### Work to be completed
Pictures aside, quote the whole listing exactly.
[Begin Given material]
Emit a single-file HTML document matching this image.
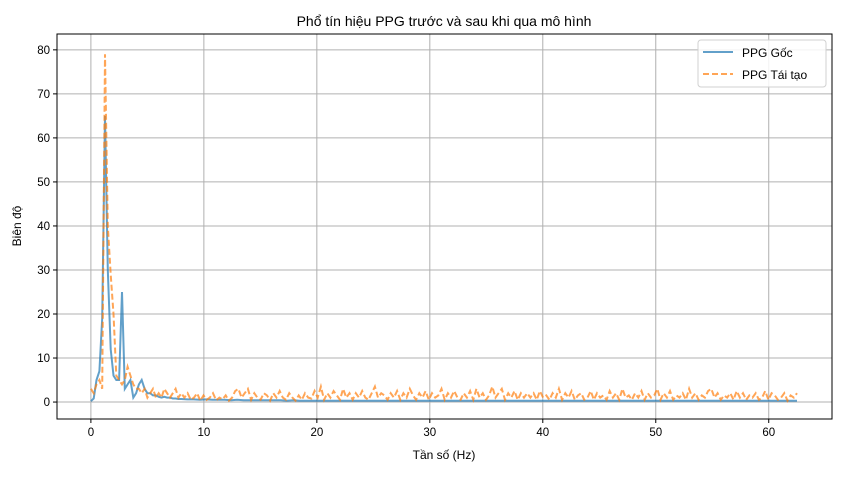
<!DOCTYPE html>
<html><head><meta charset="utf-8"><style>
body{margin:0;background:#fff;}
svg text{font-family:"Liberation Sans","DejaVu Sans",sans-serif;fill:#000;}
</style></head><body>
<svg id="c" width="841" height="472" xmlns="http://www.w3.org/2000/svg"></svg>
<script>
const lowStep = 0.25;
const lowCount = 33;
const lastFreq = 62.5;
const goc = [0.2,0.8,5,7,19,65,30,12,6,5,5,25,3,4,5,1,2,4,5,3,2,2,1.5,1.5,1.2,1.0,1.2,1.0,1.0,0.8,0.8,0.7,0.7,
0.6,0.6,0.5,0.6,0.5,0.5,0.5,0.4,0.5,0.4,0.4,0.4,0.4,0.4,0.4,0.4,0.3,0.4,0.3,0.3,0.3,0.3,0.3,0.3,0.3,0.3,0.3,0.3,0.3,0.3,0.3,0.3,0.3,0.3,0.3,0.3,0.3,0.3,0.3,0.3,0.3,0.3,0.3,0.3,0.3,0.3,0.3,0.3,0.3,0.3,0.3,0.3,0.3,0.3,0.3,0.3,0.3,0.3,0.3,0.3,0.3,0.3,0.3,0.3,0.3,0.3,0.3,0.3,0.3,0.3,0.3,0.3,0.3,0.3,0.3,0.3,0.3,0.3,0.3,0.3,0.3,0.3,0.3,0.3,0.3,0.3,0.3,0.3,0.3,0.3,0.3,0.3,0.3,0.3,0.3,0.3,0.3,0.3,0.3];
const taiTao = [3,2,4,5,3,79,40,29,20,6,5,4,5,8,6,4,3,3,2,3,1,2,3,1,2,1,3,2,1,2,3,1,2,
1,2,0.5,1,2,0.3,1.5,0.5,1,2,0.4,1,0.6,1.5,0.3,1,2.5,3,1,2,3,0.5,2,1,0.5,2,1.5,0.3,2,1,2.5,1,0.5,2,1,0.3,1.5,
0.5,2,1,0.8,2.5,1,3.5,0.5,2,1,2.5,1.5,0.5,3,1,2,0.5,2,1,2.5,1,0.5,2,3.5,1,2,1.5,0.5,2,1,2.5,0.5,2,1,3,1.5,
0.5,2,1,2.5,0.5,2,1,1.5,3,0.5,2,1,2.5,1,0.5,2,1,2.5,0.5,3,1,2,0.5,1.5,3.5,1,2,3,0.5,2,1,2.5,0.5,2,1,2,
1,2,0.5,2.5,1,1.5,0.5,2,1,3,0.5,2,1,2.5,0.5,1.5,2,0.5,1,2.5,0.5,2,1,1.5,0.5,2.5,1,2,0.5,3,1,1.5,0.5,2,
1,2.5,0.5,2,1,1.5,3,0.5,2,1,2.5,0.5,1.5,1,2,0.5,3,1,2,0.5,1.5,1,2.5,3,1,2,0.5,1.5,1,2,0.5,2.5,1,2,
0.5,1.5,1,2,0.5,1,2.5,0.5,2,1.5,0.5,1,2,0.3,1.5,1,2];
const xTicks = [0,10,20,30,40,50,60];
const yTicks = [0,10,20,30,40,50,60,70,80];
function freqsFor(arr){
 const tailStep=(lastFreq-(lowCount-1)*lowStep)/(arr.length-lowCount);
 return arr.map((v,i)=> i<lowCount? i*lowStep : (lowCount-1)*lowStep+(i-lowCount+1)*tailStep);
}
const L=57,R=832,T=34,B=419, xmin=-3.0,xmax=65.6,ymin=-3.85,ymax=83.6;
const X=v=>L+(v-xmin)/(xmax-xmin)*(R-L);
const Y=v=>B-(v-ymin)/(ymax-ymin)*(B-T);
const svg=document.getElementById('c');
const NS='http://www.w3.org/2000/svg';
function mk(tag,a,txt){const e=document.createElementNS(NS,tag);for(const k in a)e.setAttribute(k,a[k]);if(txt!==undefined)e.textContent=txt;svg.appendChild(e);return e;}
xTicks.forEach(t=>{
 const g=mk('line',{x1:X(t),x2:X(t),y1:T,y2:B,stroke:'#b0b0b0','stroke-width':1});
 
 
 mk('line',{x1:X(t),x2:X(t),y1:B,y2:B+4,stroke:'#000'});
 const l=mk('text',{x:X(t),y:B+17,'text-anchor':'middle','font-size':11.5},t);
 
 
});
yTicks.forEach(t=>{
 const g=mk('line',{x1:L,x2:R,y1:Y(t),y2:Y(t),stroke:'#b0b0b0','stroke-width':1});
 
 
 mk('line',{x1:L-4,x2:L,y1:Y(t),y2:Y(t),stroke:'#000'});
 const l=mk('text',{x:L-7,y:Y(t)+4,'text-anchor':'end','font-size':11.5},t);
 
 
});
function pts(arr){const f=freqsFor(arr);return arr.map((v,i)=>X(f[i]).toFixed(1)+','+Y(v).toFixed(1)).join(' ');}
const s1=mk('polyline',{points:pts(goc),fill:'none',stroke:'#1f77b4','stroke-opacity':0.7,'stroke-width':2});


const s2=mk('polyline',{points:pts(taiTao),fill:'none',stroke:'#ff7f0e','stroke-opacity':0.7,'stroke-width':2,'stroke-dasharray':'6,3'});


const fr=mk('rect',{x:L,y:T,width:R-L,height:B-T,fill:'none',stroke:'#000','stroke-width':1});


</script>
<svg width="841" height="472" style="position:absolute;left:0;top:0" xmlns="http://www.w3.org/2000/svg">
<text x="444" y="26" text-anchor="middle" font-size="14">Phổ tín hiệu PPG trước và sau khi qua mô hình</text>
<text x="444" y="459" text-anchor="middle" font-size="12">Tần số (Hz)</text>
<text transform="translate(21,226) rotate(-90)" text-anchor="middle" font-size="12">Biên độ</text>
<g>
<rect x="698" y="40" width="128" height="47" rx="3" fill="#fff" fill-opacity="0.85" stroke="#d0d0d0"/>
<line x1="703" x2="733" y1="52" y2="52" stroke="#1f77b4" stroke-opacity="0.7" stroke-width="2"/>
<text x="742" y="57" font-size="12">PPG Gốc</text>
<line x1="703" x2="733" y1="74" y2="74" stroke="#ff7f0e" stroke-opacity="0.7" stroke-width="2" stroke-dasharray="6,3"/>
<text x="742" y="79" font-size="12">PPG Tái tạo</text>
</g>
</svg>
</body></html>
[End Given material]
### Output of the task
Emit a single-file HTML document matching this image.
<!DOCTYPE html>
<html><head><meta charset="utf-8"><style>
body{margin:0;background:#fff;}
svg text{font-family:"Liberation Sans","DejaVu Sans",sans-serif;fill:#000;}
</style></head><body>
<svg id="c" width="841" height="472" xmlns="http://www.w3.org/2000/svg"></svg>
<script>
const lowStep = 0.25;
const lowCount = 33;
const lastFreq = 62.5;
const goc = [0.2,0.8,5,7,19,65,30,12,6,5,5,25,3,4,5,1,2,4,5,3,2,2,1.5,1.5,1.2,1.0,1.2,1.0,1.0,0.8,0.8,0.7,0.7,
0.6,0.6,0.5,0.6,0.5,0.5,0.5,0.4,0.5,0.4,0.4,0.4,0.4,0.4,0.4,0.4,0.3,0.4,0.3,0.3,0.3,0.3,0.3,0.3,0.3,0.3,0.3,0.3,0.3,0.3,0.3,0.3,0.3,0.3,0.3,0.3,0.3,0.3,0.3,0.3,0.3,0.3,0.3,0.3,0.3,0.3,0.3,0.3,0.3,0.3,0.3,0.3,0.3,0.3,0.3,0.3,0.3,0.3,0.3,0.3,0.3,0.3,0.3,0.3,0.3,0.3,0.3,0.3,0.3,0.3,0.3,0.3,0.3,0.3,0.3,0.3,0.3,0.3,0.3,0.3,0.3,0.3,0.3,0.3,0.3,0.3,0.3,0.3,0.3,0.3,0.3,0.3,0.3,0.3,0.3,0.3,0.3,0.3,0.3];
const taiTao = [3,2,4,5,3,79,40,29,20,6,5,4,5,8,6,4,3,3,2,3,1,2,3,1,2,1,3,2,1,2,3,1,2,
1,2,0.5,1,2,0.3,1.5,0.5,1,2,0.4,1,0.6,1.5,0.3,1,2.5,3,1,2,3,0.5,2,1,0.5,2,1.5,0.3,2,1,2.5,1,0.5,2,1,0.3,1.5,
0.5,2,1,0.8,2.5,1,3.5,0.5,2,1,2.5,1.5,0.5,3,1,2,0.5,2,1,2.5,1,0.5,2,3.5,1,2,1.5,0.5,2,1,2.5,0.5,2,1,3,1.5,
0.5,2,1,2.5,0.5,2,1,1.5,3,0.5,2,1,2.5,1,0.5,2,1,2.5,0.5,3,1,2,0.5,1.5,3.5,1,2,3,0.5,2,1,2.5,0.5,2,1,2,
1,2,0.5,2.5,1,1.5,0.5,2,1,3,0.5,2,1,2.5,0.5,1.5,2,0.5,1,2.5,0.5,2,1,1.5,0.5,2.5,1,2,0.5,3,1,1.5,0.5,2,
1,2.5,0.5,2,1,1.5,3,0.5,2,1,2.5,0.5,1.5,1,2,0.5,3,1,2,0.5,1.5,1,2.5,3,1,2,0.5,1.5,1,2,0.5,2.5,1,2,
0.5,1.5,1,2,0.5,1,2.5,0.5,2,1.5,0.5,1,2,0.3,1.5,1,2];
const xTicks = [0,10,20,30,40,50,60];
const yTicks = [0,10,20,30,40,50,60,70,80];
function freqsFor(arr){
 const tailStep=(lastFreq-(lowCount-1)*lowStep)/(arr.length-lowCount);
 return arr.map((v,i)=> i<lowCount? i*lowStep : (lowCount-1)*lowStep+(i-lowCount+1)*tailStep);
}
const L=57,R=832,T=34,B=419, xmin=-3.0,xmax=65.6,ymin=-3.85,ymax=83.6;
const X=v=>L+(v-xmin)/(xmax-xmin)*(R-L);
const Y=v=>B-(v-ymin)/(ymax-ymin)*(B-T);
const svg=document.getElementById('c');
const NS='http://www.w3.org/2000/svg';
function mk(tag,a,txt){const e=document.createElementNS(NS,tag);for(const k in a)e.setAttribute(k,a[k]);if(txt!==undefined)e.textContent=txt;svg.appendChild(e);return e;}
xTicks.forEach(t=>{
 const g=mk('line',{x1:X(t),x2:X(t),y1:T,y2:B,stroke:'#b0b0b0','stroke-width':1});
 
 
 mk('line',{x1:X(t),x2:X(t),y1:B,y2:B+4,stroke:'#000'});
 const l=mk('text',{x:X(t),y:B+17,'text-anchor':'middle','font-size':11.5},t);
 
 
});
yTicks.forEach(t=>{
 const g=mk('line',{x1:L,x2:R,y1:Y(t),y2:Y(t),stroke:'#b0b0b0','stroke-width':1});
 
 
 mk('line',{x1:L-4,x2:L,y1:Y(t),y2:Y(t),stroke:'#000'});
 const l=mk('text',{x:L-7,y:Y(t)+4,'text-anchor':'end','font-size':11.5},t);
 
 
});
function pts(arr){const f=freqsFor(arr);return arr.map((v,i)=>X(f[i]).toFixed(1)+','+Y(v).toFixed(1)).join(' ');}
const s1=mk('polyline',{points:pts(goc),fill:'none',stroke:'#1f77b4','stroke-opacity':0.7,'stroke-width':2});


const s2=mk('polyline',{points:pts(taiTao),fill:'none',stroke:'#ff7f0e','stroke-opacity':0.7,'stroke-width':2,'stroke-dasharray':'6,3'});


const fr=mk('rect',{x:L,y:T,width:R-L,height:B-T,fill:'none',stroke:'#000','stroke-width':1});


</script>
<svg width="841" height="472" style="position:absolute;left:0;top:0" xmlns="http://www.w3.org/2000/svg">
<text x="444" y="26" text-anchor="middle" font-size="14">Phổ tín hiệu PPG trước và sau khi qua mô hình</text>
<text x="444" y="459" text-anchor="middle" font-size="12">Tần số (Hz)</text>
<text transform="translate(21,226) rotate(-90)" text-anchor="middle" font-size="12">Biên độ</text>
<g>
<rect x="698" y="40" width="128" height="47" rx="3" fill="#fff" fill-opacity="0.85" stroke="#d0d0d0"/>
<line x1="703" x2="733" y1="52" y2="52" stroke="#1f77b4" stroke-opacity="0.7" stroke-width="2"/>
<text x="742" y="57" font-size="12">PPG Gốc</text>
<line x1="703" x2="733" y1="74" y2="74" stroke="#ff7f0e" stroke-opacity="0.7" stroke-width="2" stroke-dasharray="6,3"/>
<text x="742" y="79" font-size="12">PPG Tái tạo</text>
</g>
</svg>
</body></html>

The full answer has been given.